> _What the exercise asks_
Extract each line of the material that follows exactly and omit its pictures.
☆ ☆ ☆
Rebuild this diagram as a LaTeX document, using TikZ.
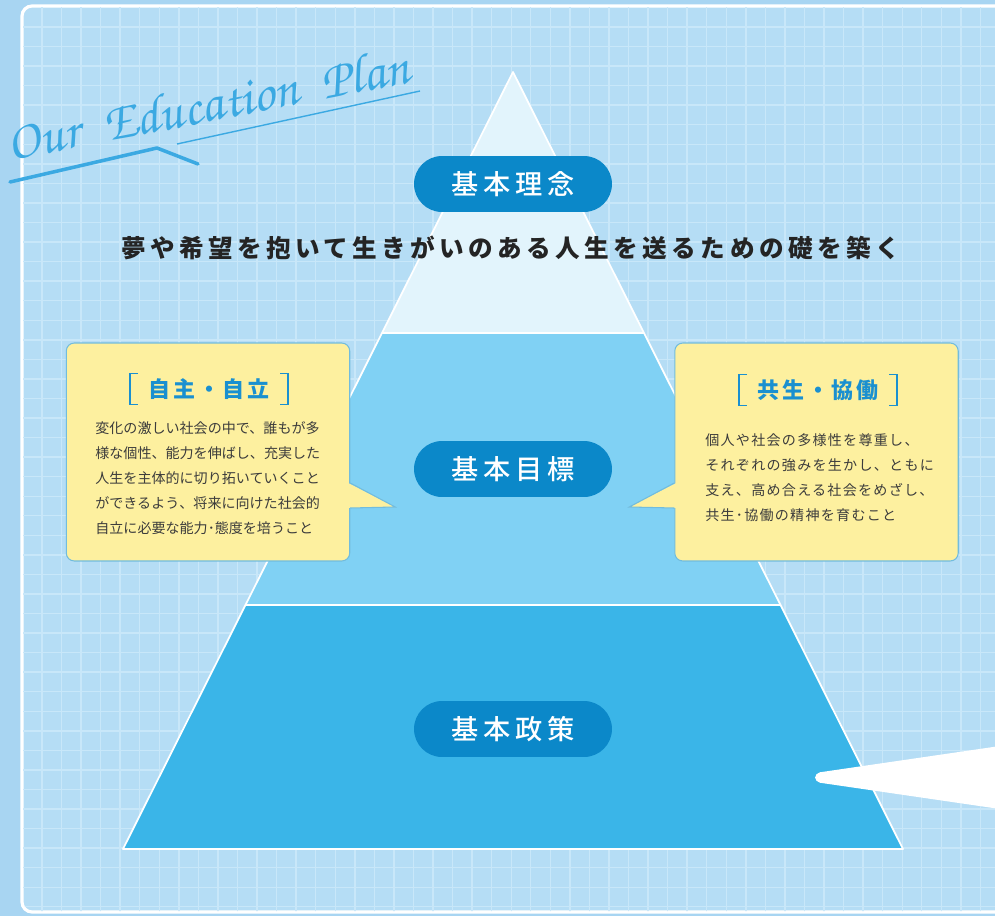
\documentclass[tikz,border=0pt]{standalone}
\usepackage{fontspec}
\setmainfont{Noto Sans CJK JP}
\newfontfamily\jpmed{Noto Sans CJK JP Medium}
\newfontfamily\handfont{texgyrechorus-mediumitalic.otf}
\usetikzlibrary{positioning,calc}

\definecolor{outerbg}{HTML}{A8D5F2}
\definecolor{panelbg}{HTML}{B5DDF5}
\definecolor{gridcol}{HTML}{C8E7F9}
\definecolor{tierone}{HTML}{E2F4FC}
\definecolor{tiertwo}{HTML}{80D1F4}
\definecolor{tierthree}{HTML}{3AB5E8}
\definecolor{pillblue}{HTML}{0B88C9}
\definecolor{notefill}{HTML}{FDF09F}
\definecolor{noteline}{HTML}{72BCDD}
\definecolor{notetitle}{HTML}{1A90D0}
\definecolor{notetext}{HTML}{3C3C3C}
\definecolor{scriptblue}{HTML}{3BA9E2}

\tikzstyle{panel} = [fill=panelbg, draw=white, line width=1.8pt, rounded corners=0.2cm]
\tikzstyle{gridline} = [gridcol, line width=0.8pt]
\tikzstyle{edge} = [white, line width=1pt, line join=round]
\tikzstyle{pill} = [rectangle, rounded corners=0.56cm, minimum width=3.96cm, minimum height=1.12cm, inner sep=0pt, fill=pillblue, text=white, font=\jpmed\fontsize{15.5}{17}\selectfont\addfontfeature{LetterSpace=17}]
\tikzstyle{motto} = [inner sep=0pt, text=black!86, font=\fontsize{14}{16}\selectfont\bfseries\addfontfeature{LetterSpace=18}]
\tikzstyle{note} = [rectangle, rounded corners=0.16cm, minimum width=5.67cm, minimum height=4.36cm, fill=notefill, draw=noteline, line width=0.6pt]
\tikzstyle{notehead} = [inner sep=0pt, text=notetitle, font=\fontsize{12.5}{14}\selectfont\bfseries\addfontfeature{LetterSpace=12}]
\tikzstyle{notebody} = [inner sep=0pt, align=left, text=notetext, font=\fontsize{8}{14.2}\selectfont]
\tikzstyle{bracket} = [notetitle, line width=0.9pt]

\begin{document}
\begin{tikzpicture}[x=0.02cm, y=-0.02cm, node distance=0.5cm]
    \useasboundingbox (0,0) rectangle (995,916);

    % Background
    \fill[outerbg] (0,0) rectangle (995,916);
    \draw[panel] (22,6) rectangle (1030,912);
    \begin{scope}
        \clip[rounded corners=0.2cm] (23,7) rectangle (1030,911);
        \foreach \k in {0,...,49} \draw[gridline] ({42+19.55*\k},0) -- ({42+19.55*\k},916);
        \foreach \k in {0,...,46} \draw[gridline] (0,{27+19.55*\k}) -- (995,{27+19.55*\k});
    \end{scope}

    % Pyramid
    \coordinate (apex) at (513,72);
    \coordinate (bl) at (123,849);
    \coordinate (br) at (903,849);
    \coordinate (t1l) at ($(apex)!0.336!(bl)$);
    \coordinate (t1r) at ($(apex)!0.336!(br)$);
    \coordinate (t2l) at ($(apex)!0.686!(bl)$);
    \coordinate (t2r) at ($(apex)!0.686!(br)$);
    \fill[tierone] (apex) -- (t1r) -- (t1l) -- cycle;
    \fill[tiertwo] (t1l) -- (t1r) -- (t2r) -- (t2l) -- cycle;
    \fill[tierthree] (t2l) -- (t2r) -- (br) -- (bl) -- cycle;
    \draw[edge] (apex) -- (bl) -- (br) -- cycle;
    \draw[edge] (t1l) -- (t1r);
    \draw[edge] (t2l) -- (t2r);

    % Callouts
    \node (callL) [note] at (208,452) {};
    \node (callR) [note] at (816.5,452) {};
    \fill[notefill] ($(callL.east)+(-2,31)$) -- ($(callL.east)+(45,55)$) -- ($(callL.east)+(-2,56)$) -- cycle;
    \draw[noteline, line width=0.6pt] ($(callL.east)+(0,31)$) -- ($(callL.east)+(45,55)$) -- ($(callL.east)+(0,56)$);
    \fill[notefill] ($(callR.west)+(2,31)$) -- ($(callR.west)+(-45,55)$) -- ($(callR.west)+(2,56)$) -- cycle;
    \draw[noteline, line width=0.6pt] ($(callR.west)+(0,31)$) -- ($(callR.west)+(-45,55)$) -- ($(callR.west)+(0,56)$);

    \node (jishu) [notehead] at (209,389) {自主・自立};
    \node (kyosei) [notehead] at (818,390) {共生・協働};
    \foreach \t in {jishu, kyosei} {
        \draw[bracket] ($(\t)+(-71,-15.5)$) -- ++(-8,0) -- ++(0,31) -- ++(8,0);
        \draw[bracket] ($(\t)+(71,-15.5)$) -- ++(8,0) -- ++(0,31) -- ++(-8,0);
    }
    \node (jishuText) [notebody, anchor=north west] at (95,421) {変化の激しい社会の中で、誰もが多\\様な個性、能力を伸ばし、充実した\\人生を主体的に切り拓いていくこと\\ができるよう、将来に向けた社会的\\自立に必要な能力･態度を培うこと};
    \node (kyoseiText) [notebody, anchor=north west, font=\fontsize{8}{14.2}\selectfont\addfontfeature{LetterSpace=9}] at (705,433) {個人や社会の多様性を尊重し、\\それぞれの強みを生かし、ともに\\支え、高め合える社会をめざし、\\共生･協働の精神を育むこと};

    % Tier labels
    \node (rinen) [pill] at (513,184) {基本理念};
    \node (mottoText) [motto, below=0.47cm of rinen, xshift=-0.05cm] {夢や希望を抱いて生きがいのある人生を送るための礎を築く};
    \node (mokuhyo) [pill] at (513,469) {基本目標};
    \node (seisaku) [pill] at (513,729) {基本政策};

    % Title script
    \node (plan) [text=scriptblue, rotate=11, font=\handfont\fontsize{30.5}{34}\selectfont] at (208,104) {Our\hspace{0.45em}Education\hspace{0.45em}Plan};
    \draw[scriptblue, line width=2pt, line cap=round, line join=round] (10,182) -- (157,148) -- (198,164);
    \draw[scriptblue, line width=0.8pt] (177,144) -- (420,91);

    % Light wedge
    \fill[white, rounded corners=0.1cm] (1000,746) -- (815,773) -- (815,782) -- (1000,809) -- cycle;
\end{tikzpicture}
\end{document}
☆ ☆ ☆
> _Full solution_
Rebuild this diagram as a LaTeX document, using TikZ.
\documentclass[tikz,border=0pt]{standalone}
\usepackage{fontspec}
\setmainfont{Noto Sans CJK JP}
\newfontfamily\jpmed{Noto Sans CJK JP Medium}
\newfontfamily\handfont{texgyrechorus-mediumitalic.otf}
\usetikzlibrary{positioning,calc}

\definecolor{outerbg}{HTML}{A8D5F2}
\definecolor{panelbg}{HTML}{B5DDF5}
\definecolor{gridcol}{HTML}{C8E7F9}
\definecolor{tierone}{HTML}{E2F4FC}
\definecolor{tiertwo}{HTML}{80D1F4}
\definecolor{tierthree}{HTML}{3AB5E8}
\definecolor{pillblue}{HTML}{0B88C9}
\definecolor{notefill}{HTML}{FDF09F}
\definecolor{noteline}{HTML}{72BCDD}
\definecolor{notetitle}{HTML}{1A90D0}
\definecolor{notetext}{HTML}{3C3C3C}
\definecolor{scriptblue}{HTML}{3BA9E2}

\tikzstyle{panel} = [fill=panelbg, draw=white, line width=1.8pt, rounded corners=0.2cm]
\tikzstyle{gridline} = [gridcol, line width=0.8pt]
\tikzstyle{edge} = [white, line width=1pt, line join=round]
\tikzstyle{pill} = [rectangle, rounded corners=0.56cm, minimum width=3.96cm, minimum height=1.12cm, inner sep=0pt, fill=pillblue, text=white, font=\jpmed\fontsize{15.5}{17}\selectfont\addfontfeature{LetterSpace=17}]
\tikzstyle{motto} = [inner sep=0pt, text=black!86, font=\fontsize{14}{16}\selectfont\bfseries\addfontfeature{LetterSpace=18}]
\tikzstyle{note} = [rectangle, rounded corners=0.16cm, minimum width=5.67cm, minimum height=4.36cm, fill=notefill, draw=noteline, line width=0.6pt]
\tikzstyle{notehead} = [inner sep=0pt, text=notetitle, font=\fontsize{12.5}{14}\selectfont\bfseries\addfontfeature{LetterSpace=12}]
\tikzstyle{notebody} = [inner sep=0pt, align=left, text=notetext, font=\fontsize{8}{14.2}\selectfont]
\tikzstyle{bracket} = [notetitle, line width=0.9pt]

\begin{document}
\begin{tikzpicture}[x=0.02cm, y=-0.02cm, node distance=0.5cm]
    \useasboundingbox (0,0) rectangle (995,916);

    % Background
    \fill[outerbg] (0,0) rectangle (995,916);
    \draw[panel] (22,6) rectangle (1030,912);
    \begin{scope}
        \clip[rounded corners=0.2cm] (23,7) rectangle (1030,911);
        \foreach \k in {0,...,49} \draw[gridline] ({42+19.55*\k},0) -- ({42+19.55*\k},916);
        \foreach \k in {0,...,46} \draw[gridline] (0,{27+19.55*\k}) -- (995,{27+19.55*\k});
    \end{scope}

    % Pyramid
    \coordinate (apex) at (513,72);
    \coordinate (bl) at (123,849);
    \coordinate (br) at (903,849);
    \coordinate (t1l) at ($(apex)!0.336!(bl)$);
    \coordinate (t1r) at ($(apex)!0.336!(br)$);
    \coordinate (t2l) at ($(apex)!0.686!(bl)$);
    \coordinate (t2r) at ($(apex)!0.686!(br)$);
    \fill[tierone] (apex) -- (t1r) -- (t1l) -- cycle;
    \fill[tiertwo] (t1l) -- (t1r) -- (t2r) -- (t2l) -- cycle;
    \fill[tierthree] (t2l) -- (t2r) -- (br) -- (bl) -- cycle;
    \draw[edge] (apex) -- (bl) -- (br) -- cycle;
    \draw[edge] (t1l) -- (t1r);
    \draw[edge] (t2l) -- (t2r);

    % Callouts
    \node (callL) [note] at (208,452) {};
    \node (callR) [note] at (816.5,452) {};
    \fill[notefill] ($(callL.east)+(-2,31)$) -- ($(callL.east)+(45,55)$) -- ($(callL.east)+(-2,56)$) -- cycle;
    \draw[noteline, line width=0.6pt] ($(callL.east)+(0,31)$) -- ($(callL.east)+(45,55)$) -- ($(callL.east)+(0,56)$);
    \fill[notefill] ($(callR.west)+(2,31)$) -- ($(callR.west)+(-45,55)$) -- ($(callR.west)+(2,56)$) -- cycle;
    \draw[noteline, line width=0.6pt] ($(callR.west)+(0,31)$) -- ($(callR.west)+(-45,55)$) -- ($(callR.west)+(0,56)$);

    \node (jishu) [notehead] at (209,389) {自主・自立};
    \node (kyosei) [notehead] at (818,390) {共生・協働};
    \foreach \t in {jishu, kyosei} {
        \draw[bracket] ($(\t)+(-71,-15.5)$) -- ++(-8,0) -- ++(0,31) -- ++(8,0);
        \draw[bracket] ($(\t)+(71,-15.5)$) -- ++(8,0) -- ++(0,31) -- ++(-8,0);
    }
    \node (jishuText) [notebody, anchor=north west] at (95,421) {変化の激しい社会の中で、誰もが多\\様な個性、能力を伸ばし、充実した\\人生を主体的に切り拓いていくこと\\ができるよう、将来に向けた社会的\\自立に必要な能力･態度を培うこと};
    \node (kyoseiText) [notebody, anchor=north west, font=\fontsize{8}{14.2}\selectfont\addfontfeature{LetterSpace=9}] at (705,433) {個人や社会の多様性を尊重し、\\それぞれの強みを生かし、ともに\\支え、高め合える社会をめざし、\\共生･協働の精神を育むこと};

    % Tier labels
    \node (rinen) [pill] at (513,184) {基本理念};
    \node (mottoText) [motto, below=0.47cm of rinen, xshift=-0.05cm] {夢や希望を抱いて生きがいのある人生を送るための礎を築く};
    \node (mokuhyo) [pill] at (513,469) {基本目標};
    \node (seisaku) [pill] at (513,729) {基本政策};

    % Title script
    \node (plan) [text=scriptblue, rotate=11, font=\handfont\fontsize{30.5}{34}\selectfont] at (208,104) {Our\hspace{0.45em}Education\hspace{0.45em}Plan};
    \draw[scriptblue, line width=2pt, line cap=round, line join=round] (10,182) -- (157,148) -- (198,164);
    \draw[scriptblue, line width=0.8pt] (177,144) -- (420,91);

    % Light wedge
    \fill[white, rounded corners=0.1cm] (1000,746) -- (815,773) -- (815,782) -- (1000,809) -- cycle;
\end{tikzpicture}
\end{document}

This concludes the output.